Der gebürtige Nürtinger erlebte ein fantastisches Jahr: Er gewann im Sommer nicht nur den deutschen Meistertitel, sondern auch sein erstes internationales Turnier auf der World Table Tennis Tour. Und es steht noch im Herbst eine WM an. Wer weiß, wohin es dort geht.

Neue Aufmerksamkeit um seine Person

Deutlich mehr Termine hat der 25-Jährige jetzt schon zu absolvieren. "Die Aufmerksamkeit ist enorm gestiegen", erzählte er im Vorfeld der European Championships der Sportschau und erläuterte: "Früher wurde ich fast gar nicht für Einzel-Interviews angefragt. Nun bin ich derjenige, mit dem gerade die meisten sprechen wollen". Essen musste er übrigens während des Interviews. "Sonst komme ich nicht dazu", erklärte er.

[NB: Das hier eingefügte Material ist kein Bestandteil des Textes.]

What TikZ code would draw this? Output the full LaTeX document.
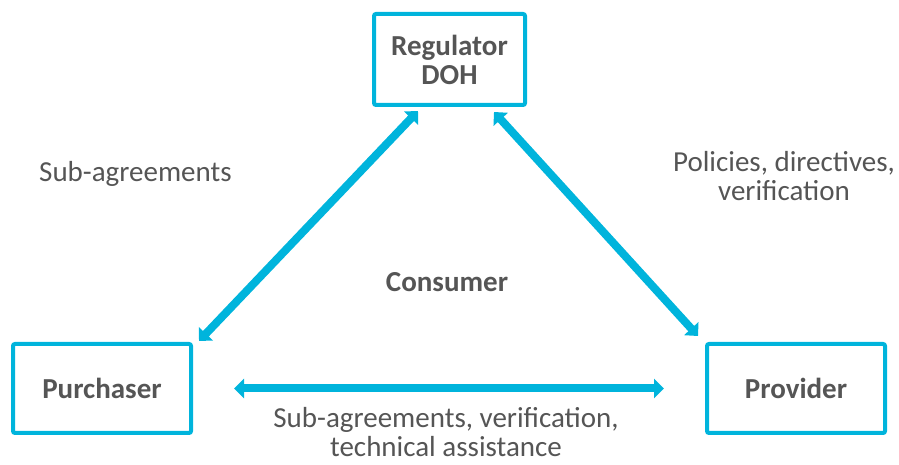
\documentclass[tikz,border=0pt]{standalone}
\usepackage{fontspec}
\setmainfont{Carlito}
\usetikzlibrary{arrows.meta, positioning, calc}
\definecolor{linkblue}{RGB}{0,180,220}
\definecolor{labelgray}{RGB}{85,85,85}

\begin{document}
\begin{tikzpicture}[x=1pt, y=1pt,
    party/.style={rectangle, draw=linkblue, line width=4pt, rounded corners=2pt, text=labelgray, font=\fontsize{29}{29}\selectfont\bfseries, align=center, minimum width=178pt, minimum height=89pt},
    flow/.style={draw=linkblue, line width=8pt, {Triangle[width=19pt,length=10pt]}-{Triangle[width=19pt,length=10pt]}},
    note/.style={text=labelgray, font=\fontsize{29}{29}\selectfont, align=center, inner sep=0pt}]
    \useasboundingbox (0,0) rectangle (899,465);

    % Nodes
    \node [party, minimum width=151pt, minimum height=91pt] (reg) at (449.5,405.5) {Regulator\\DOH};
    \node [party] (pur) at (102,76.5) {Purchaser};
    \node [party] (pro) at (796,76.5) {Provider};

    % Labels (base sits on the last line)
    \node [note, anchor=base west] (subleft) at (39,283) {Sub-agreements};
    \node [note, anchor=base] (policy) at (784,264) {Policies, directives,\\verification};
    \node [note, anchor=base, font=\fontsize{29}{29}\selectfont\bfseries] (consumer) at (447,173) {Consumer};
    \node [note, anchor=base] (subbottom) at (446,8) {Sub-agreements, verification,\\technical assistance};

    % Edges
    \draw [flow] ($(pur.north east)+(6,1)$) -- ($(reg.south west)+(46,-4)$);
    \draw [flow] ($(reg.south east)+(-33,-5)$) -- ($(pro.north west)+(-7,6)$);
    \draw [flow, shorten <=41pt, shorten >=41pt] (pur) -- (pro);
\end{tikzpicture}
\end{document}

Qiu arbeitete sich mit viel Trainingsfleiß bei seinem neuen Verein Düsseldorf in die Weltspitze und unter die Top Ten der Weltrangliste. Auch wenn er vor dem Turnier in München dort wieder rausfiel, so galt er doch unter den Experten als Geheimfavorit - zu stark waren seine Auftritte vor allem international in diesem Jahr.

Roßkopf: "Er spielt unglaublich stabil"

Wie viel Selbstbewusstsein er bekommen hat, unterstrich er in München: Keinen Geringeren als Timo Boll fegte er förmlich von der Platte. "Wenn man Mr. Tischtennis aus dem Turnier kegelt, muss man auch den Titel holen", sagte er nach dem Titel lachend.

Eine Runde später musste auch der frühere Vizeweltmeister Mattias Falck mit Erstaunen feststellen, dass es in Deutschland inzwischen einen vierten absoluten Spitzenspieler gibt. Für Bundestrainer Jörg Roßkopf ist der Aufstieg Qius keine Überraschung: "Er ist keine Geheimwaffe. Jeder weiß, was er kann, und er spielt unheimlich stabil. Wenn er diese Form hat, kann er natürlich das Turnier gewinnen."

Mit dieser Aussage sollte Roßkopf Recht behalten. Qiu indes möchte jetzt erstmal "zwei, drei Tage ruhig machen und sich erholen". Vielleicht kommt er dann auch dazu, etwas nachzuholen: das Schauen der Entscheidungen bei den anderen Wettbewerben der European Championships.